What to do:
Exclude images, then output the remaining data verbatim.

Material provided:
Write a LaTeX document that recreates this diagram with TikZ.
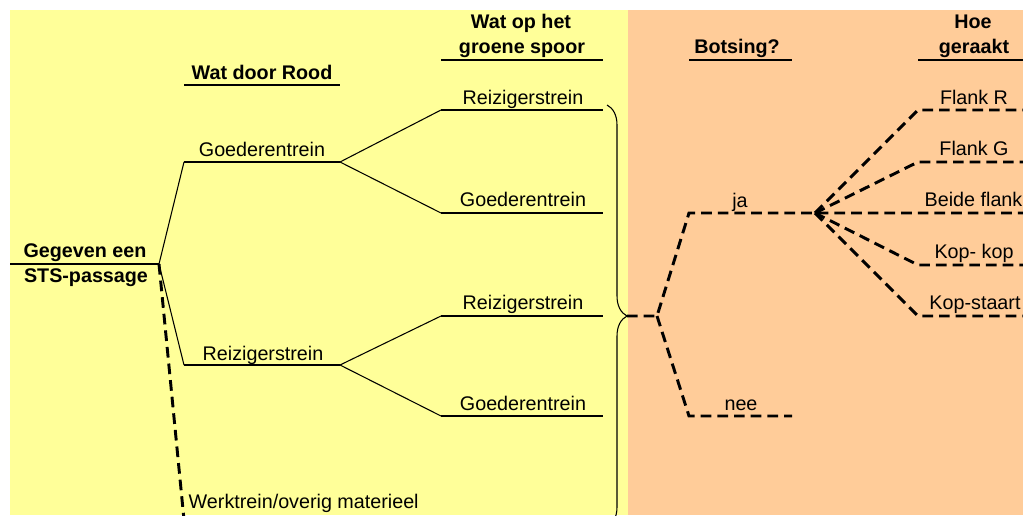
\documentclass[tikz,border=0pt]{standalone}
\usepackage{fontspec}
\setmainfont{Liberation Sans}
\usepackage{tikz}
\usetikzlibrary{decorations.pathreplacing}

\definecolor{geelvlak}{HTML}{FFFF99}
\definecolor{oranjevlak}{HTML}{FFCC99}

\newcommand{\lettermaat}{\fontsize{14.8pt}{18pt}\selectfont}

\tikzset{
  tak/.style={line width=0.8pt},
  lijn/.style={line width=1.5pt},
  stip/.style={line width=2.2pt, dash pattern=on 8pt off 4.5pt},
  kopje/.style={anchor=base, font=\lettermaat\bfseries},
  tekst/.style={anchor=base, font=\lettermaat},
}

\begin{document}
\begin{tikzpicture}[x=0.75pt, y=-0.75pt]
\useasboundingbox (0,0) rectangle (1023,515);
\fill[white] (0,0) rectangle (1023,515);
\clip (0,0) rectangle (1023,515);

% Achtergrondvlakken
\fill[geelvlak] (10,10) rectangle (628,515);
\fill[oranjevlak] (628,10) rectangle (1023,515);

% Punten van de boom
\coordinate (w0) at (10,264);
\coordinate (w1) at (159,264);
\coordinate (g0) at (184,162);
\coordinate (g1) at (340,162);
\coordinate (r0) at (184,365);
\coordinate (r1) at (340,365);
\coordinate (wt) at (185,530);
\coordinate (gr0) at (441,110);
\coordinate (gr1) at (603,110);
\coordinate (gg0) at (441,213);
\coordinate (gg1) at (603,213);
\coordinate (rr0) at (441,316);
\coordinate (rr1) at (603,316);
\coordinate (rg0) at (441,416);
\coordinate (rg1) at (603,416);
\coordinate (bo) at (607,105);
\coordinate (bu) at (607,527);
\coordinate (tip) at (627,316);
\coordinate (b0) at (657,316);
\coordinate (ja0) at (689,213);
\coordinate (nee0) at (689,416);
\coordinate (nee1) at (792,416);
\coordinate (fan) at (815,213);
\coordinate (fr0) at (918,110);
\coordinate (fr1) at (1030,110);
\coordinate (fg0) at (918,162);
\coordinate (fg1) at (1030,162);
\coordinate (fb1) at (1030,213);
\coordinate (kk0) at (918,265);
\coordinate (kk1) at (1030,265);
\coordinate (ks0) at (918,316);
\coordinate (ks1) at (1030,316);

% Kolomkoppen
\node[kopje] (kRood) at (262,79) {Wat door Rood};
\node[kopje] (kGroen1) at (521,28) {Wat op het};
\node[kopje] (kGroen2) at (522,53) {groene spoor};
\node[kopje] (kBots) at (737,53) {Botsing?};
\node[kopje] (kHoe1) at (973,28) {Hoe};
\node[kopje] (kHoe2) at (974,53) {geraakt};
\draw[lijn] (184,85) -- (340,85);
\draw[lijn] (441,60) -- (603,60);
\draw[lijn] (689,60) -- (792,60);
\draw[lijn] (918,60) -- (1030,60);

% Wortel
\node[kopje] (wortel1) at (85,257) {Gegeven een};
\node[kopje] (wortel2) at (86,282) {STS-passage};
\draw[lijn] (w0) -- (w1);

% Wat door Rood
\draw[tak] (w1) -- (g0);
\draw[lijn] (g0) -- (g1);
\draw[tak] (w1) -- (r0);
\draw[lijn] (r0) -- (r1);
\draw[stip] (w1) -- (wt);
\node[tekst] (lG) at (262,156) {Goederentrein};
\node[tekst] (lR) at (263,360) {Reizigerstrein};
\node[tekst, anchor=base west] (lW) at (184,508) {Werktrein/overig materieel};

% Wat op het groene spoor
\draw[tak] (g1) -- (gr0);
\draw[lijn] (gr0) -- (gr1);
\draw[tak] (g1) -- (gg0);
\draw[lijn] (gg0) -- (gg1);
\draw[tak] (r1) -- (rr0);
\draw[lijn] (rr0) -- (rr1);
\draw[tak] (r1) -- (rg0);
\draw[lijn] (rg0) -- (rg1);
\node[tekst] (lGR) at (523,104) {Reizigerstrein};
\node[tekst] (lGG) at (523,206) {Goederentrein};
\node[tekst] (lRR) at (523,309) {Reizigerstrein};
\node[tekst] (lRG) at (523,410) {Goederentrein};

% Accolade
\draw[tak, decorate, decoration={brace, amplitude=15pt}] (bo) -- (bu);

% Botsing?
\draw[stip] (tip) -- (b0) -- (ja0) -- (fan) -- (fb1);
\draw[stip] (b0) -- (nee0) -- (nee1);
\node[tekst] (lJa) at (740,207) {ja};
\node[tekst] (lNee) at (741,410) {nee};

% Hoe geraakt
\draw[stip] (fan) -- (fr0) -- (fr1);
\draw[stip] (fan) -- (fg0) -- (fg1);
\draw[stip] (fan) -- (kk0) -- (kk1);
\draw[stip] (fan) -- (ks0) -- (ks1);
\node[tekst] (lFR) at (974,104) {Flank R};
\node[tekst] (lFG) at (974,155) {Flank G};
\node[tekst, anchor=base west] (lBF) at (920,206) {Beide flank};
\node[tekst] (lKK) at (974,258) {Kop- kop};
\node[tekst] (lKS) at (975,309) {Kop-staart};
\end{tikzpicture}
\end{document}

Exercise solution:
Write a LaTeX document that recreates this diagram with TikZ.
\documentclass[tikz,border=0pt]{standalone}
\usepackage{fontspec}
\setmainfont{Liberation Sans}
\usepackage{tikz}
\usetikzlibrary{decorations.pathreplacing}

\definecolor{geelvlak}{HTML}{FFFF99}
\definecolor{oranjevlak}{HTML}{FFCC99}

\newcommand{\lettermaat}{\fontsize{14.8pt}{18pt}\selectfont}

\tikzset{
  tak/.style={line width=0.8pt},
  lijn/.style={line width=1.5pt},
  stip/.style={line width=2.2pt, dash pattern=on 8pt off 4.5pt},
  kopje/.style={anchor=base, font=\lettermaat\bfseries},
  tekst/.style={anchor=base, font=\lettermaat},
}

\begin{document}
\begin{tikzpicture}[x=0.75pt, y=-0.75pt]
\useasboundingbox (0,0) rectangle (1023,515);
\fill[white] (0,0) rectangle (1023,515);
\clip (0,0) rectangle (1023,515);

% Achtergrondvlakken
\fill[geelvlak] (10,10) rectangle (628,515);
\fill[oranjevlak] (628,10) rectangle (1023,515);

% Punten van de boom
\coordinate (w0) at (10,264);
\coordinate (w1) at (159,264);
\coordinate (g0) at (184,162);
\coordinate (g1) at (340,162);
\coordinate (r0) at (184,365);
\coordinate (r1) at (340,365);
\coordinate (wt) at (185,530);
\coordinate (gr0) at (441,110);
\coordinate (gr1) at (603,110);
\coordinate (gg0) at (441,213);
\coordinate (gg1) at (603,213);
\coordinate (rr0) at (441,316);
\coordinate (rr1) at (603,316);
\coordinate (rg0) at (441,416);
\coordinate (rg1) at (603,416);
\coordinate (bo) at (607,105);
\coordinate (bu) at (607,527);
\coordinate (tip) at (627,316);
\coordinate (b0) at (657,316);
\coordinate (ja0) at (689,213);
\coordinate (nee0) at (689,416);
\coordinate (nee1) at (792,416);
\coordinate (fan) at (815,213);
\coordinate (fr0) at (918,110);
\coordinate (fr1) at (1030,110);
\coordinate (fg0) at (918,162);
\coordinate (fg1) at (1030,162);
\coordinate (fb1) at (1030,213);
\coordinate (kk0) at (918,265);
\coordinate (kk1) at (1030,265);
\coordinate (ks0) at (918,316);
\coordinate (ks1) at (1030,316);

% Kolomkoppen
\node[kopje] (kRood) at (262,79) {Wat door Rood};
\node[kopje] (kGroen1) at (521,28) {Wat op het};
\node[kopje] (kGroen2) at (522,53) {groene spoor};
\node[kopje] (kBots) at (737,53) {Botsing?};
\node[kopje] (kHoe1) at (973,28) {Hoe};
\node[kopje] (kHoe2) at (974,53) {geraakt};
\draw[lijn] (184,85) -- (340,85);
\draw[lijn] (441,60) -- (603,60);
\draw[lijn] (689,60) -- (792,60);
\draw[lijn] (918,60) -- (1030,60);

% Wortel
\node[kopje] (wortel1) at (85,257) {Gegeven een};
\node[kopje] (wortel2) at (86,282) {STS-passage};
\draw[lijn] (w0) -- (w1);

% Wat door Rood
\draw[tak] (w1) -- (g0);
\draw[lijn] (g0) -- (g1);
\draw[tak] (w1) -- (r0);
\draw[lijn] (r0) -- (r1);
\draw[stip] (w1) -- (wt);
\node[tekst] (lG) at (262,156) {Goederentrein};
\node[tekst] (lR) at (263,360) {Reizigerstrein};
\node[tekst, anchor=base west] (lW) at (184,508) {Werktrein/overig materieel};

% Wat op het groene spoor
\draw[tak] (g1) -- (gr0);
\draw[lijn] (gr0) -- (gr1);
\draw[tak] (g1) -- (gg0);
\draw[lijn] (gg0) -- (gg1);
\draw[tak] (r1) -- (rr0);
\draw[lijn] (rr0) -- (rr1);
\draw[tak] (r1) -- (rg0);
\draw[lijn] (rg0) -- (rg1);
\node[tekst] (lGR) at (523,104) {Reizigerstrein};
\node[tekst] (lGG) at (523,206) {Goederentrein};
\node[tekst] (lRR) at (523,309) {Reizigerstrein};
\node[tekst] (lRG) at (523,410) {Goederentrein};

% Accolade
\draw[tak, decorate, decoration={brace, amplitude=15pt}] (bo) -- (bu);

% Botsing?
\draw[stip] (tip) -- (b0) -- (ja0) -- (fan) -- (fb1);
\draw[stip] (b0) -- (nee0) -- (nee1);
\node[tekst] (lJa) at (740,207) {ja};
\node[tekst] (lNee) at (741,410) {nee};

% Hoe geraakt
\draw[stip] (fan) -- (fr0) -- (fr1);
\draw[stip] (fan) -- (fg0) -- (fg1);
\draw[stip] (fan) -- (kk0) -- (kk1);
\draw[stip] (fan) -- (ks0) -- (ks1);
\node[tekst] (lFR) at (974,104) {Flank R};
\node[tekst] (lFG) at (974,155) {Flank G};
\node[tekst, anchor=base west] (lBF) at (920,206) {Beide flank};
\node[tekst] (lKK) at (974,258) {Kop- kop};
\node[tekst] (lKS) at (975,309) {Kop-staart};
\end{tikzpicture}
\end{document}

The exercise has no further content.